After the most recent currency swap deal, signed with the United Arab Emirates (UAE) last month, Al-Monitor has learned that preparations are underway at the central bank for similar deals with the central banks of the Turkic nations of Azerbaijan, Turkmenistan and Uzbekistan, as well as Libya, based on cooperation protocols signed in the past two years.

Though the swap deals entail the exchange of local currencies and provide no access to hard currencies such as dollars and euros, they serve to inflate the central bank’s gross foreign reserves in what is, in a sense, window dressing.

The central bank has increasingly turned to currency swaps because it has depleted its foreign reserves by selling hard currency via public banks in a bid to prop up the embattled Turkish lira and rein in foreign exchange rates, which are crucial for Turkey’s import-reliant economy. The bank burned through $128 billion in such back-door sales, apparently at below-market prices, in 2019 and 2020.

Central bank data show that foreign monies obtained through swaps amounted to about $21 billion at the end of 2021. The largest swap deal has been sealed with Qatar, whose rulers enjoy close relations with Erdogan. The initial limit of the 2018 deal was tripled to the equivalent of $15 billion in 2020.

The first swap deal was signed with China in 2012, when Erdogan was prime minister, for the exchange of up to 3 billion Turkish liras, equivalent to about $1.6 billion at the time, and 10 billion Chinese yuan. In June 2021, the facility was renewed and raised to the equivalent of about $6 billion at the time.

A similar three-year deal followed in August with South Korea for the exchange of up to 17.5 billion liras and 2.3 trillion Korean won, the equivalent of about $2 billion.

On Jan. 19, the Turkish and Emirati central banks sealed a three-year swap of up to 64 billion liras and 18 billion dirhams, the equivalent of some $5 billion, after Ankara and Abu Dhabi agreed to normalize ties after years of regional rivalry.

The sizes of the deals with Qatar, China, South Korea and the UAE total the equivalent of up to $27 billion, and sums amounting to $21 billion have apparently entered the Turkish central bank’s accounts.

As for the likely new deals, the swap with Azerbaijan appears imminent and is expected to be equivalent to about $1.5 billion, according to the sources. Similar deals are likely to follow with Turkmenistan, Uzbekistan and Libya this year. Saudi Arabia, the next country in Ankara’s regional fence-mending quest, and some Balkan countries might also join the list.
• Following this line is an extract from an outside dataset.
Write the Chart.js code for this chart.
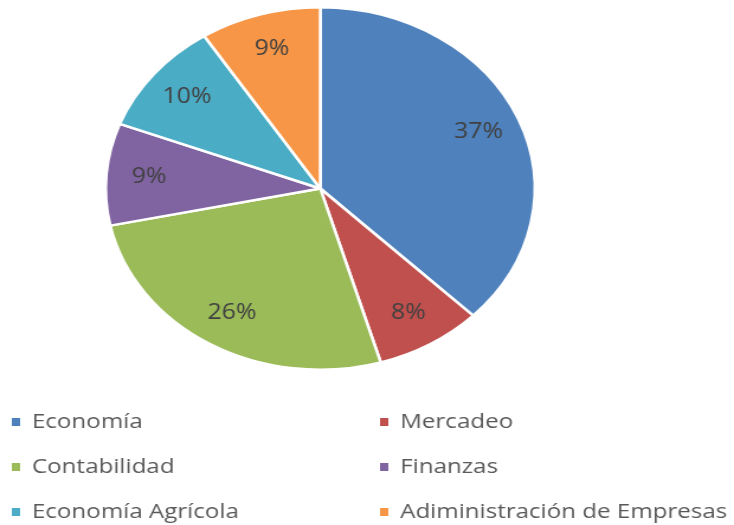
<!DOCTYPE html>
<html>
<head>
<meta charset="utf-8">
<script src="https://cdn.jsdelivr.net/npm/chart.js@4"></script>
<style>
  html, body { margin: 0; padding: 0; background: #fff; overflow: hidden; }
  #wrap { width: 620px; height: 525px; transform: scaleX(1.1839); transform-origin: 0 0; }
</style>
</head>
<body>
<div id="wrap"><canvas id="c" width="620" height="525"></canvas></div>
<script>
const categories = ["Economía", "Mercadeo", "Contabilidad", "Finanzas", "Economía Agrícola", "Adiministración de Empresas"];
const values = [37, 8, 26, 9, 10, 9];
const valueLabels = ["37%", "8%", "26%", "9%", "10%", "9%"];
const colors = ["#4F81BD", "#C0504D", "#9BBB59", "#8064A2", "#4BACC6", "#F79646"];

const FONT = '"Open Sans", sans-serif';

const labelPlugin = {
  id: 'sliceLabels',
  afterDatasetsDraw(chart) {
    const ctx = chart.ctx;
    const meta = chart.getDatasetMeta(0);
    ctx.save();
    ctx.font = '21px ' + FONT;
    ctx.fillStyle = '#404040';
    ctx.textAlign = 'center';
    ctx.textBaseline = 'middle';
    meta.data.forEach((arc, i) => {
      const p = arc.getProps(['x', 'y', 'startAngle', 'endAngle', 'outerRadius'], true);
      const mid = (p.startAngle + p.endAngle) / 2;
      const r = p.outerRadius * 0.8;
      ctx.fillText(valueLabels[i], p.x + Math.cos(mid) * r, p.y + Math.sin(mid) * r);
    });
    ctx.restore();
  }
};

const legendPlugin = {
  id: 'gridLegend',
  afterDraw(chart) {
    const ctx = chart.ctx;
    ctx.save();
    ctx.font = '20.4px ' + FONT;
    ctx.textBaseline = 'middle';
    ctx.textAlign = 'left';
    const colX = [10, 321];
    const rowY = [422, 467, 512];
    categories.forEach((name, i) => {
      const col = i % 2, row = Math.floor(i / 2);
      const x = colX[col], y = rowY[row];
      ctx.fillStyle = colors[i];
      ctx.fillRect(x, y - 4, 7, 8);
      ctx.fillStyle = '#595959';
      ctx.fillText(name, x + 17, y);
    });
    ctx.restore();
  }
};

new Chart(document.getElementById('c'), {
  type: 'pie',
  data: {
    labels: categories,
    datasets: [{
      data: values,
      backgroundColor: colors,
      borderColor: '#ffffff',
      borderWidth: 2.5,
      hoverOffset: 0
    }]
  },
  options: {
    responsive: false,
    animation: false,
    layout: { padding: { left: 88, right: 167, top: 6, bottom: 154 } },
    plugins: {
      legend: { display: false },
      tooltip: { enabled: false }
    }
  },
  plugins: [labelPlugin, legendPlugin]
});
</script>
</body>
</html>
In announcing previous swap deals, the central bank has said their core objectives are “to facilitate bilateral trade in respective local currencies and to support the financial stability of the two countries.” The aim of trading in local currencies appears to have largely stayed on paper. For instance, Turkey’s imports from China totaled about $30 billion last year, while its exports were worth only about $4 billion. The currency swap had almost no impact on the $34 billion trade volume, with the Chinese rarely trading in local currencies. The same goes for trade with Qatar, which was worth a mere $1.5 billion last year and did not involve the use of local currencies.

Nevertheless, the central bank has used the dollar equivalents of the swapped monies as a sort of “filling” in its gross foreign reserves. And Erdogan, under opposition fire over the bank’s depleted reserves, would cite the gross figure in response to critics and never mention the net reserves. The bank’s gross foreign reserves stood at $110 billion as of Jan. 14, but stripped of swaps, its net reserves were $57 billion in the red.

Though the swap deals do not involve convertible foreign exchange, they are often touted as inflows of hard currency to foster favorable perceptions in a bid to curb hard currency prices.

And while the swap deals have been instrumental in boosting gross foreign reserves, they have pushed up also the country’s external debt stock, especially short-term liabilities. The central bank’s foreign debt stood at $25 billion in November, pushed up by $21 billion worth of swap monies. For comparison, the bank had a foreign debt of only $1.7 billion in 2017.

Turkey’s short-term external debt totaled $124 billion in November, including the liabilities of the central bank. This means that the central bank’s $110 billion gross foreign reserves amount to only 88% of the country’s short-term external debt even with the aid of currency swaps.

For foreign financial authorities and investors, this is an indicator of Turkey’s economic fragility. As US investment banking giant Goldman Sachs noted after the deal with the UAE, “We do not see the swap agreement as a meaningfully positive development, as it only boosts the headline gross reserve series but does not add to the [central bank’s] hard currency reserves.”